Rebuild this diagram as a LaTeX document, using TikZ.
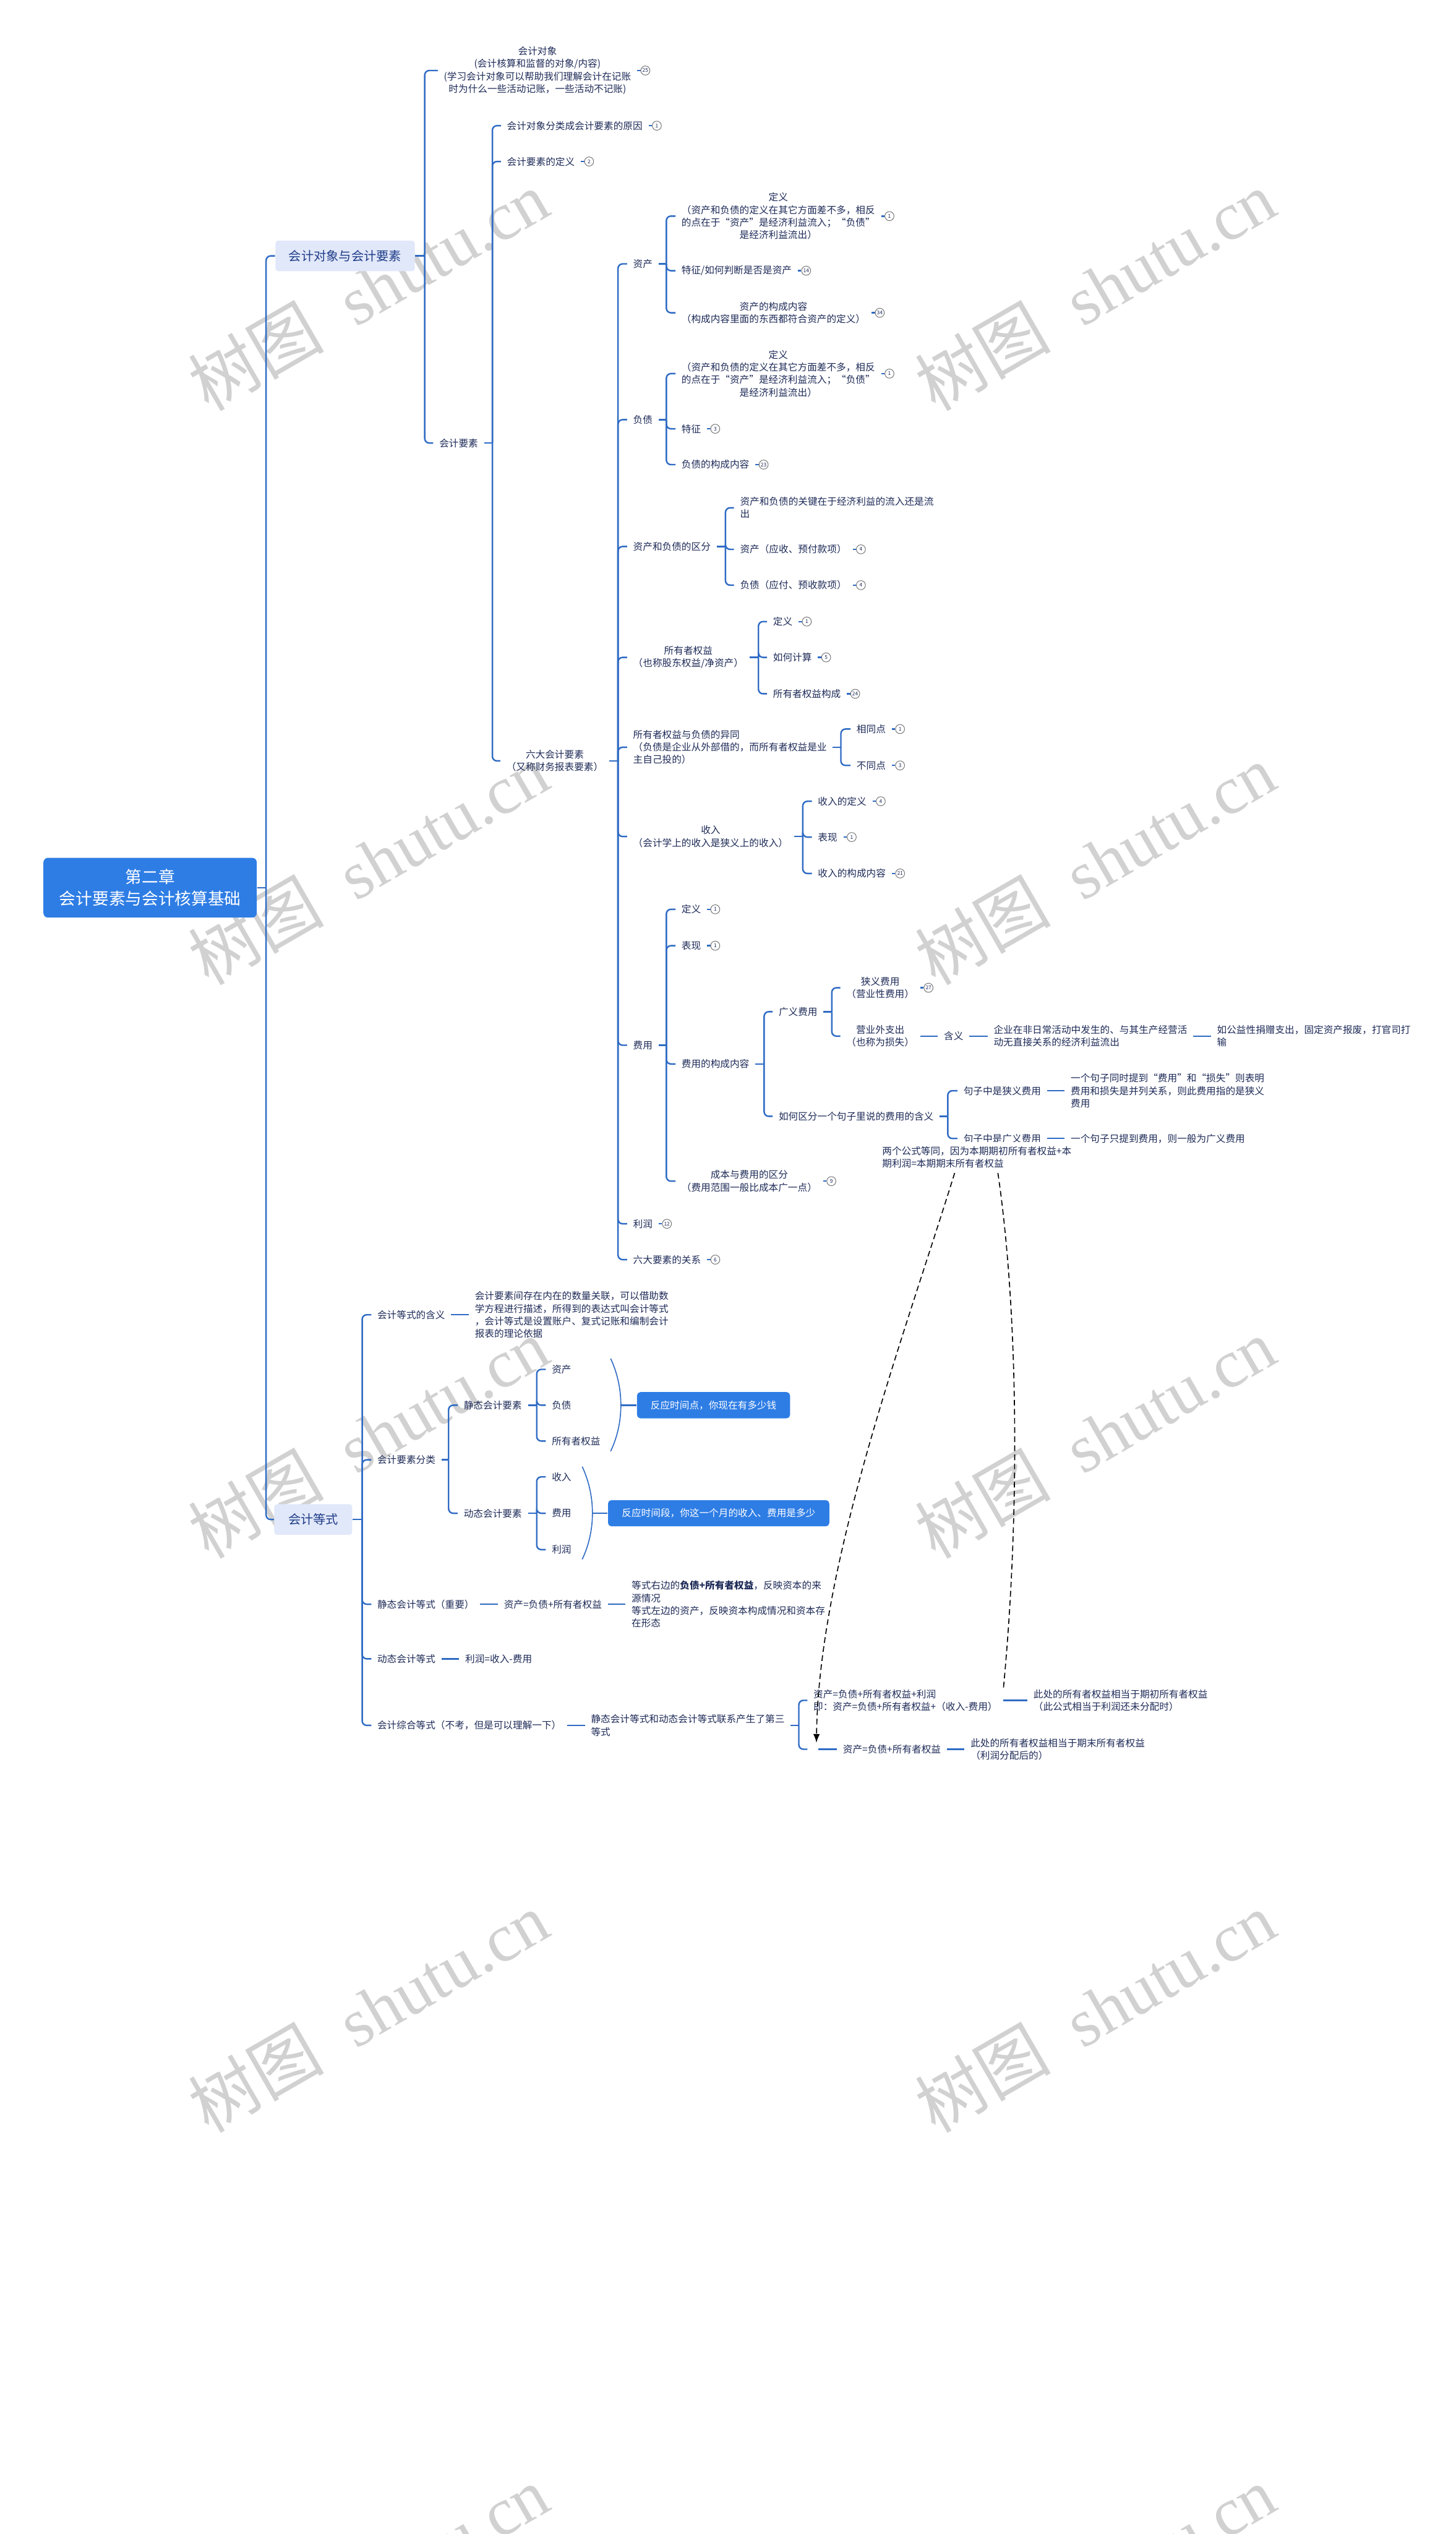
\documentclass[tikz,border=0pt]{standalone}
\usepackage{fontspec}
\setmainfont{Noto Sans CJK SC}
\newfontfamily\wmfont{Liberation Serif}
\usetikzlibrary{positioning}
\definecolor{linec}{HTML}{2F6BC4}
\definecolor{inkc}{HTML}{1E2B58}
\definecolor{rootc}{HTML}{2E7DE5}
\definecolor{topicbg}{HTML}{E1E8FA}
\definecolor{topicink}{HTML}{1F3C88}
% collapsed branch: short stub and a circled count
\newcommand{\foldcount}[2]{%
  \draw[branch] (#1.east) -- ++(6,0) node[foldmark, anchor=west] {#2};}

\begin{document}
\begin{tikzpicture}[x=0.01cm, y=-0.01cm, >=latex,
    branch/.style={draw=linec, line width=0.75pt, rounded corners=0.08cm},
    brace/.style={draw=linec, line width=0.5pt},
    rel/.style={draw=black, line width=0.5pt, dash pattern=on 0.1cm off 0.06cm},
    item/.style={anchor=west, text=inkc, inner xsep=0.1cm, inner ysep=0.03cm,
      font=\fontsize{4.84}{6.26}\selectfont},
    rootbox/.style={fill=rootc, text=white, rounded corners=0.08cm, align=center,
      minimum width=3.75cm, minimum height=1.05cm, font=\fontsize{8.25}{10.8}\selectfont},
    topic/.style={fill=topicbg, text=topicink, rounded corners=0.05cm,
      minimum height=0.54cm, font=\fontsize{6.26}{7.5}\selectfont},
    notebox/.style={fill=rootc, text=white, rounded corners=0.06cm,
      minimum height=0.46cm, font=\fontsize{4.84}{6.26}\selectfont},
    foldmark/.style={circle, draw=black!55, line width=0.3pt, fill=white, inner sep=0pt,
      minimum size=0.16cm, text=inkc, font=\fontsize{2.6}{2.6}\selectfont},
    watermark/.style={rotate=30, text=black!18, font=\fontsize{34}{34}\selectfont}]
  \useasboundingbox (0,0) rectangle (2560,4456);
  \fill[white] (0,0) rectangle (2560,4456);
  % watermarks behind everything
  \foreach \wx in {648,1926} {
    \foreach \wy in {511,1520,2529,3538,4547} {
      \node[watermark] at (\wx,\wy) {树图\hspace{0.5em}{\wmfont shutu.cn}};
    }
  }

  % root and main topics
  \node[rootbox] (root) at (264,1561) {第二章\\会计要素与会计核算基础};
  \node[topic, minimum width=2.45cm] (dx) at (607,450) {会计对象与会计要素};
  \node[topic, minimum width=1.37cm] (dengshi) at (551,2672) {会计等式};
  \draw[branch] (root.east) -- (468,1561) coordinate (j0);
  \foreach \kid in {dx,dengshi} \draw[branch] (j0) |- (\kid.west);

  % ---- 会计对象与会计要素
  \node[item, align=center] (duixiang) at (770,124)
    {会计对象\\(会计核算和监督的对象/内容)\\(学习会计对象可以帮助我们理解会计在记账\\时为什么一些活动记账，一些活动不记账)};
  \foldcount{duixiang}{25}
  \node[item] (yaosu) at (762,779) {会计要素};
  \draw[branch] (dx.east) -- (747,450) coordinate (j1);
  \foreach \kid in {duixiang,yaosu} \draw[branch] (j1) |- (\kid.west);

  \node[item] (yuanyin) at (881,221) {会计对象分类成会计要素的原因};
  \foldcount{yuanyin}{1}
  \node[item] (ysdy) at (881,284) {会计要素的定义};
  \foldcount{ysdy}{2}
  \node[item, align=center] (liuda) at (880,1338) {六大会计要素\\（又称财务报表要素）};
  \draw[branch] (yaosu.east) -- (866,779) coordinate (j2);
  \foreach \kid in {yuanyin,ysdy,liuda} \draw[branch] (j2) |- (\kid.west);

  % six elements
  \node[item] (zichan) at (1103,464) {资产};
  \node[item] (fuzhai) at (1103,738) {负债};
  \node[item] (qufen) at (1103,961) {资产和负债的区分};
  \node[item, align=center] (quanyi) at (1103,1156) {所有者权益\\（也称股东权益/净资产）};
  \node[item, align=left] (yitong) at (1103,1314)
    {所有者权益与负债的异同\\（负债是企业从外部借的，而所有者权益是业\\主自己投的）};
  \node[item, align=center] (shouru) at (1103,1471) {收入\\（会计学上的收入是狭义上的收入）};
  \node[item] (feiyong) at (1103,1838) {费用};
  \node[item] (lirun) at (1103,2152) {利润};
  \foldcount{lirun}{12}
  \node[item] (guanxi) at (1103,2215) {六大要素的关系};
  \foldcount{guanxi}{6}
  \draw[branch] (liuda.east) -- (1087,1338) coordinate (j3);
  \foreach \kid in {zichan,fuzhai,qufen,quanyi,yitong,shouru,feiyong,lirun,guanxi}
    \draw[branch] (j3) |- (\kid.west);

  % 资产
  \node[item, align=center] (zcdy) at (1188,380)
    {定义\\（资产和负债的定义在其它方面差不多，相反\\的点在于“资产”是经济利益流入；“负债”\\是经济利益流出）};
  \foldcount{zcdy}{1}
  \node[item] (zctz) at (1188,476) {特征/如何判断是否是资产};
  \foldcount{zctz}{14}
  \node[item, align=center] (zcgc) at (1188,550) {资产的构成内容\\（构成内容里面的东西都符合资产的定义）};
  \foldcount{zcgc}{34}
  \draw[branch] (zichan.east) -- (1172,464) coordinate (j4);
  \foreach \kid in {zcdy,zctz,zcgc} \draw[branch] (j4) |- (\kid.west);

  % 负债
  \node[item, align=center] (fzdy) at (1188,657)
    {定义\\（资产和负债的定义在其它方面差不多，相反\\的点在于“资产”是经济利益流入；“负债”\\是经济利益流出）};
  \foldcount{fzdy}{1}
  \node[item] (fztz) at (1188,754) {特征};
  \foldcount{fztz}{3}
  \node[item] (fzgc) at (1188,817) {负债的构成内容};
  \foldcount{fzgc}{23}
  \draw[branch] (fuzhai.east) -- (1172,738) coordinate (j5);
  \foreach \kid in {fzdy,fztz,fzgc} \draw[branch] (j5) |- (\kid.west);

  % 资产和负债的区分
  \node[item, align=left] (qf1) at (1291,893) {资产和负债的关键在于经济利益的流入还是流\\出};
  \node[item] (qf2) at (1291,966) {资产（应收、预付款项）};
  \foldcount{qf2}{4}
  \node[item] (qf3) at (1291,1029) {负债（应付、预收款项）};
  \foldcount{qf3}{4}
  \draw[branch] (qufen.east) -- (1276,961) coordinate (j6);
  \foreach \kid in {qf1,qf2,qf3} \draw[branch] (j6) |- (\kid.west);

  % 所有者权益
  \node[item] (qy1) at (1349,1093) {定义};
  \foldcount{qy1}{1}
  \node[item] (qy2) at (1349,1156) {如何计算};
  \foldcount{qy2}{5}
  \node[item] (qy3) at (1349,1220) {所有者权益构成};
  \foldcount{qy3}{24}
  \draw[branch] (quanyi.east) -- (1334,1156) coordinate (j7);
  \foreach \kid in {qy1,qy2,qy3} \draw[branch] (j7) |- (\kid.west);

  % 异同
  \node[item] (yt1) at (1496,1282) {相同点};
  \foldcount{yt1}{1}
  \node[item] (yt2) at (1496,1346) {不同点};
  \foldcount{yt2}{3}
  \draw[branch] (yitong.east) -- (1479,1314) coordinate (j8);
  \foreach \kid in {yt1,yt2} \draw[branch] (j8) |- (\kid.west);

  % 收入
  \node[item] (sr1) at (1428,1409) {收入的定义};
  \foldcount{sr1}{4}
  \node[item] (sr2) at (1428,1472) {表现};
  \foldcount{sr2}{1}
  \node[item] (sr3) at (1428,1536) {收入的构成内容};
  \foldcount{sr3}{21}
  \draw[branch] (shouru.east) -- (1412,1471) coordinate (j9);
  \foreach \kid in {sr1,sr2,sr3} \draw[branch] (j9) |- (\kid.west);

  % 费用
  \node[item] (fy1) at (1188,1599) {定义};
  \foldcount{fy1}{1}
  \node[item] (fy2) at (1188,1663) {表现};
  \foldcount{fy2}{1}
  \node[item] (fygc) at (1188,1871) {费用的构成内容};
  \node[item, align=center] (fycb) at (1188,2077) {成本与费用的区分\\（费用范围一般比成本广一点）};
  \foldcount{fycb}{9}
  \draw[branch] (feiyong.east) -- (1172,1838) coordinate (j10);
  \foreach \kid in {fy1,fy2,fygc,fycb} \draw[branch] (j10) |- (\kid.west);

  \node[item] (guangyi) at (1359,1779) {广义费用};
  \node[item] (qufenju) at (1359,1963) {如何区分一个句子里说的费用的含义};
  \draw[branch] (fygc.east) -- (1344,1871) coordinate (j11);
  \foreach \kid in {guangyi,qufenju} \draw[branch] (j11) |- (\kid.west);

  \node[item, align=center] (xiayi) at (1478,1737) {狭义费用\\（营业性费用）};
  \foldcount{xiayi}{27}
  \node[item, align=center] (yingye) at (1478,1822) {营业外支出\\（也称为损失）};
  \draw[branch] (guangyi.east) -- (1463,1779) coordinate (j12);
  \foreach \kid in {xiayi,yingye} \draw[branch] (j12) |- (\kid.west);
  \node[item, right=0.31cm of yingye] (hanyi) {含义};
  \node[item, align=left, right=0.32cm of hanyi] (hanyit)
    {企业在非日常活动中发生的、与其生产经营活\\动无直接关系的经济利益流出};
  \node[item, align=left, right=0.31cm of hanyit] (lizi)
    {如公益性捐赠支出，固定资产报废，打官司打\\输};
  \draw[branch] (yingye.east) -- (hanyi.west);
  \draw[branch] (hanyi.east) -- (hanyit.west);
  \draw[branch] (hanyit.east) -- (lizi.west);

  \node[item] (jxfy) at (1684,1918) {句子中是狭义费用};
  \node[item] (gyfy) at (1684,2002) {句子中是广义费用};
  \draw[branch] (qufenju.east) -- (1667,1963) coordinate (j13);
  \foreach \kid in {jxfy,gyfy} \draw[branch] (j13) |- (\kid.west);
  \node[item, align=left, right=0.31cm of jxfy] (jxt)
    {一个句子同时提到“费用”和“损失”则表明\\费用和损失是并列关系，则此费用指的是狭义\\费用};
  \node[item, right=0.31cm of gyfy] (gyt) {一个句子只提到费用，则一般为广义费用};
  \draw[branch] (jxfy.east) -- (jxt.west);
  \draw[branch] (gyfy.east) -- (gyt.west);

  % ---- 会计等式
  \node[item] (hanyi2) at (653,2312) {会计等式的含义};
  \node[item, align=left, right=0.31cm of hanyi2] (hanyi2t)
    {会计要素间存在内在的数量关联，可以借助数\\学方程进行描述，所得到的表达式叫会计等式\\，会计等式是设置账户、复式记账和编制会计\\报表的理论依据};
  \node[item] (fenlei) at (653,2567) {会计要素分类};
  \node[item] (jtdeng) at (653,2821) {静态会计等式（重要）};
  \node[item, right=0.31cm of jtdeng] (jfm) {资产=负债+所有者权益};
  \node[item, align=left, right=0.31cm of jfm] (jfmt)
    {等式右边的\textbf{负债+所有者权益}，反映资本的来\\源情况\\等式左边的资产，反映资本构成情况和资本存\\在形态};
  \node[item] (dtdeng) at (653,2917) {动态会计等式};
  \node[item, right=0.31cm of dtdeng] (dfm) {利润=收入-费用};
  \node[item] (zonghe) at (653,3034) {会计综合等式（不考，但是可以理解一下）};
  \node[item, align=left, right=0.31cm of zonghe] (zht)
    {静态会计等式和动态会计等式联系产生了第三\\等式};
  \draw[branch] (dengshi.east) -- (637,2672) coordinate (k0);
  \foreach \kid in {hanyi2,fenlei,jtdeng,dtdeng,zonghe} \draw[branch] (k0) |- (\kid.west);
  \draw[branch] (hanyi2.east) -- (hanyi2t.west);
  \draw[branch] (jtdeng.east) -- (jfm.west);
  \draw[branch] (jfm.east) -- (jfmt.west);
  \draw[branch] (dtdeng.east) -- (dfm.west);
  \draw[branch] (zonghe.east) -- (zht.west);

  % 会计要素分类
  \node[item] (jingtai) at (805,2471) {静态会计要素};
  \node[item] (dongtai) at (805,2661) {动态会计要素};
  \draw[branch] (fenlei.east) -- (789,2567) coordinate (k1);
  \foreach \kid in {jingtai,dongtai} \draw[branch] (k1) |- (\kid.west);
  \node[item] (jt1) at (960,2408) {资产};
  \node[item] (jt2) at (960,2471) {负债};
  \node[item] (jt3) at (960,2534) {所有者权益};
  \draw[branch] (jingtai.east) -- (944,2471) coordinate (k2);
  \foreach \kid in {jt1,jt2,jt3} \draw[branch] (k2) |- (\kid.west);
  \node[item] (dt1) at (960,2597) {收入};
  \node[item] (dt2) at (960,2661) {费用};
  \node[item] (dt3) at (960,2725) {利润};
  \draw[branch] (dongtai.east) -- (944,2661) coordinate (k3);
  \foreach \kid in {dt1,dt2,dt3} \draw[branch] (k3) |- (\kid.west);
  % summary braces
  \draw[brace] (1074,2389) .. controls (1098,2440) and (1098,2502) .. (1074,2552);
  \coordinate (jtsum) at (1092,2471);
  \node[notebox, minimum width=2.69cm] (jtbox) at (1255,2471) {反应时间点，你现在有多少钱};
  \draw[branch] (jtsum) -- (jtbox.west);
  \draw[brace] (1024,2579) .. controls (1048,2630) and (1048,2692) .. (1024,2742);
  \coordinate (dtsum) at (1042,2661);
  \node[notebox, minimum width=3.89cm] (dtbox) at (1264,2661) {反应时间段，你这一个月的收入、费用是多少};
  \draw[branch] (dtsum) -- (dtbox.west);

  % 第三等式
  \node[item, align=left] (zhA) at (1420,2990)
    {资产=负债+所有者权益+利润\\即：资产=负债+所有者权益+（收入-费用）};
  \node[item, align=left, right=0.42cm of zhA] (zhA2)
    {此处的所有者权益相当于期初所有者权益\\（此公式相当于利润还未分配时）};
  \node[item] (zhB) at (1472,3076) {资产=负债+所有者权益};
  \node[item, align=left, right=0.31cm of zhB] (zhB2)
    {此处的所有者权益相当于期末所有者权益\\（利润分配后的）};
  \draw[branch] (zht.east) -- (1405,3034) coordinate (k4);
  \coordinate (kb) at (1420,3076);
  \draw[branch] (k4) |- (zhA.west);
  \draw[branch] (k4) |- (kb);
  \draw[branch] ([xshift=-0.33cm]zhB.west) -- (zhB.west);
  \draw[branch] (zhA.east) -- (zhA2.west);
  \draw[branch] (zhB.east) -- (zhB2.west);

  % relation between the two equations
  \node[item, align=left, fill=white, inner ysep=0.08cm] (eqnote) at (1541,2035)
    {两个公式等同，因为本期期初所有者权益+本\\期利润=本期期末所有者权益};
  \draw[rel] (zhA.north east) .. controls (1795,2650) and (1790,2300) .. ([xshift=0.37cm]eqnote.south);
  \draw[rel, ->] ([xshift=-0.39cm]eqnote.south) .. controls (1590,2350) and (1440,2750)
    .. ([xshift=-0.36cm]zhB.north west);
\end{tikzpicture}
\end{document}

Objective:
Leave out the pictures. Transcribe only the lines above, from the first through the one that contains "(#1.east) -- ++(6,0)".

Final answer:
Rebuild this diagram as a LaTeX document, using TikZ.
\documentclass[tikz,border=0pt]{standalone}
\usepackage{fontspec}
\setmainfont{Noto Sans CJK SC}
\newfontfamily\wmfont{Liberation Serif}
\usetikzlibrary{positioning}
\definecolor{linec}{HTML}{2F6BC4}
\definecolor{inkc}{HTML}{1E2B58}
\definecolor{rootc}{HTML}{2E7DE5}
\definecolor{topicbg}{HTML}{E1E8FA}
\definecolor{topicink}{HTML}{1F3C88}
% collapsed branch: short stub and a circled count
\newcommand{\foldcount}[2]{%
  \draw[branch] (#1.east) -- ++(6,0) node[foldmark, anchor=west] {#2};}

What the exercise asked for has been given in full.